God, are they going to become responsible members of society?
That is probably why it is so much stranger to see this year’s finalist graduate than the previous year’s. These are people I’ve sang with, drunk with, played sports with, and stumbled up the Bailey with. My mental images of them decked in green and swigging champagne at six in the morning are going to be replaced by images of them in suits and uniforms in offices all over the country, all over the world. No more seeing each other at formals, no more bitching about the cold winter mornings at Maiden Castle, none of it. They’ll be gone and I’m not entirely ready to see them leave.
In a way, though, I’m jealous of this year’s finalists. Not because I dislike Durham or have any particular desire to leave anytime soon – with my plan to study a Master’s degree after Durham, I’m pretty much set on avoiding the real world for as long as possible – but because they’re leaving with a sense of finality. They’re graduating with their friends and with the knowledge that they’ve come to the natural end to their time in the purple bubble.
I’m just… leaving.
Well, I should clarify. I’m not dropping out; I’m heading off on a year abroad. Seville, to be exact, to teach English with the British Council and hopefully get myself something approaching a tan. However, it has left me in an odd form of limbo. I’m not graduating but I’m not coming back. I’ll return for my final year but most of my friends will be gone.
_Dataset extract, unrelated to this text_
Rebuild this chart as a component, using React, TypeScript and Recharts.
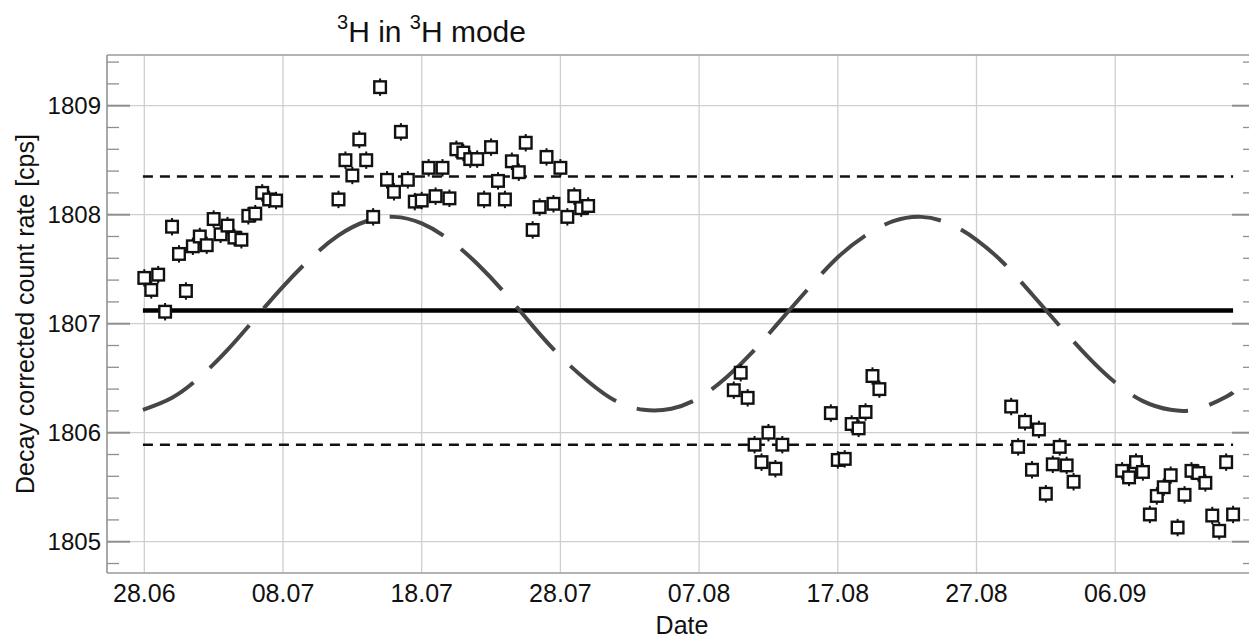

It feels selfish to moan about getting to live in Spain for a year. Obviously I’m incredibly excited, how could I not be? I get to live in Seville for a year, who could complain about that? There are some nerves – what if I don’t like the people I end up living with, what if my classes don’t like me, what if I have to use Spanish Netflix – but mostly I just can’t wait to go. Still, it struck me on the way back from my college summer ball that not only was I going to be saying goodbye to the finalists over the next few days, but also potentially to most of my own year. As I headed back down the A1 for the final time this year, I was leaving behind two years’ worth of friends. I could legitimately (if I don’t make it to Durham to visit next year like I’ve planned) never see some of these people again. As great as this year’s new Chadsians were, I can’t help but the lament the fact that I won’t graduate with the people with whom I entered the Durham bubble.
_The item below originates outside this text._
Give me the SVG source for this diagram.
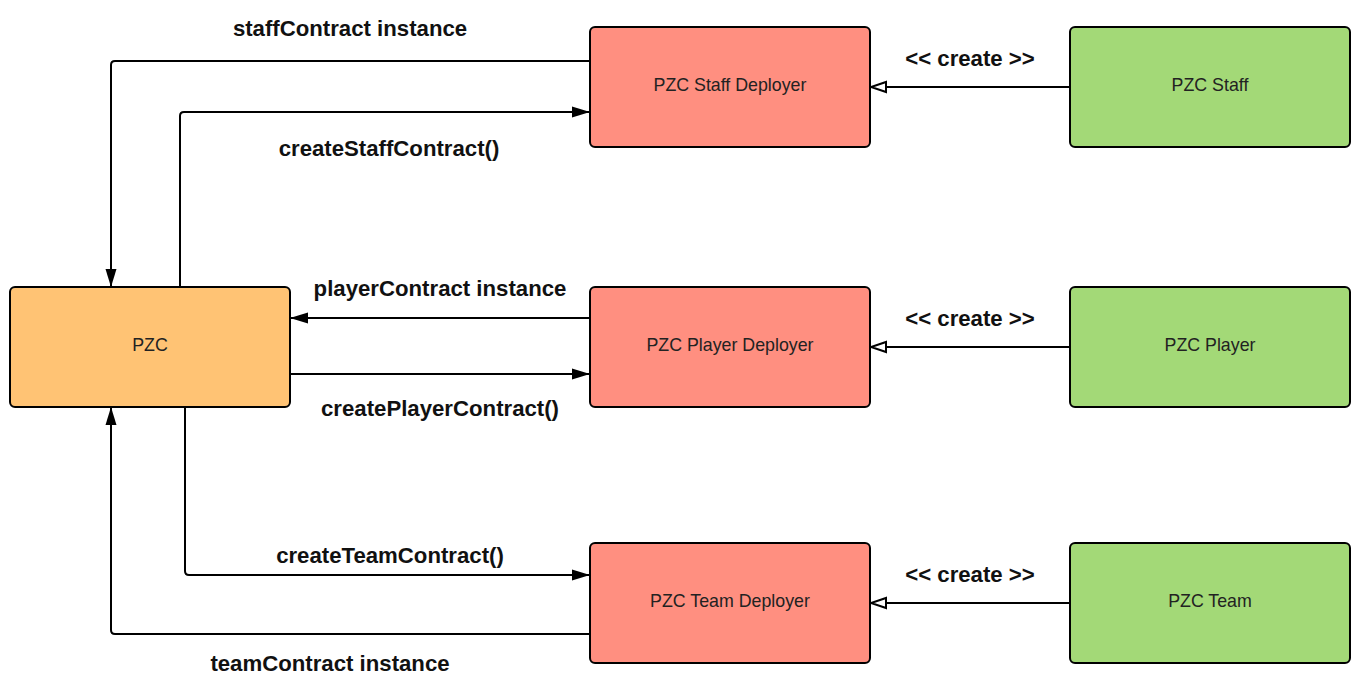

This emotional limbo is bizarre and I’ve yet to definitively figure out how I feel about not coming back next year. Maybe this is all a front for my true fear, that I’ll return just to be that weird fourth year in the bar that nobody really knows. Maybe I’m still a little tired from my drive back to Essex on the weekend or just really sad that I won’t stop at Wetherby services for a long time.
Who knows?
I know when I go on my year abroad, I’ll love it. And I know that when I return to Durham, I’ll still love it just as much. Still, I cannot wrap my head around there being two years’ worth of new faces to welcome me, instead of the ones I’m so used to seeing… But enough of this melancholy; there’s a whole summer before I attempt to stretch Easyjet’s luggage allowance to a year’s worth of belongings and leave the country. Next year may even give me a chance to finally use my long-ignored Skype account.
To the latest Durham graduating class, congratulations on all your hard work, good luck for the future and thanks for the great memories. Durham… I guess I’ll see you sometime soon.